4. É relevante considerar também que a doutrina da tolerância da interpretação razoável, mas contrária à orientação do STJ, está na contramão do movimento evolutivo do direito brasileiro, que caminha no sentido de realçar cada vez mais a força vinculante dos precedentes dos Tribunais Superiores.
Trata-se de julgamento paradigmático.
Mas foram acolhidos os embargos de divergência interpostos contra esse acórdão, reformando-se a decisão da Turma do STJ (rel. Herman Benjamin, j. em 13.05.2009).
Aparentemente, portanto, o precedente teria perdido a sua importância, exatamente porque fora substituído por outra decisão.
Sucede que a decisão dos embargos de divergência não enfrentou o tema da relativização da aplicação do n. 343 da súmula do STF nos casos em que a controvérsia já tenha sido pacificada pelo STJ. Os embargos de divergência foram acolhidos para reformar a conclusão a que chegou a 1ª Turma, no mencionado acórdão, sobre a questão principal discutida; reviu-se, portanto, a solução de mérito sobre a correta interpretação da lei federal; a Seção, no julgamento dos embargos de divergência, deu uma solução de mérito distinta daquela que fora dada pela Turma. A questão da relativização da súmula 343 não foi enfrentada. Enfim, o acórdão proferido no REsp n. 1.026.234, não obstante tenha sido reformado, ainda é muito relevante, pois aponta para uma transformação da jurisprudência consolidada sobre a aplicação do inciso V do art. 485 do CPC. Está-se diante de um verdadeiro signaling do Superior Tribunal de Justiça, que assinala o provável overruling de sua jurisprudência.
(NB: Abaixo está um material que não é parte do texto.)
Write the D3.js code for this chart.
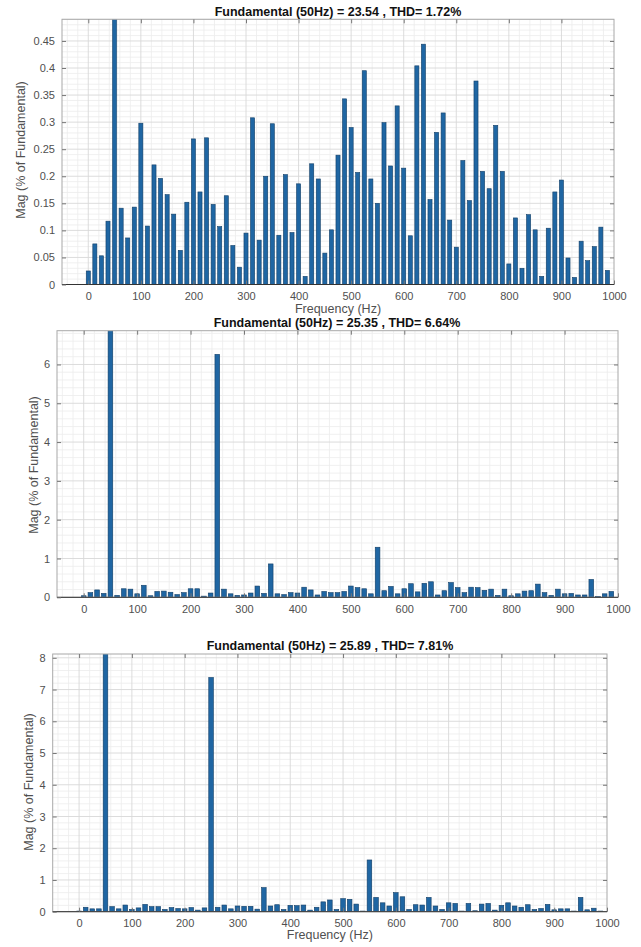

De todo modo, convém dizer que a ação rescisória, neste caso, somente será admissível quando o posicionamento firmado pelo STJ for anterior à decisão transitada em julgado; se à época da decisão rescindenda havia controvérsia em torno da interpretação da regra legal, não se admite a rescisão da sentença, que se configuraria, no caso, grave ameaça à segurança jurídica.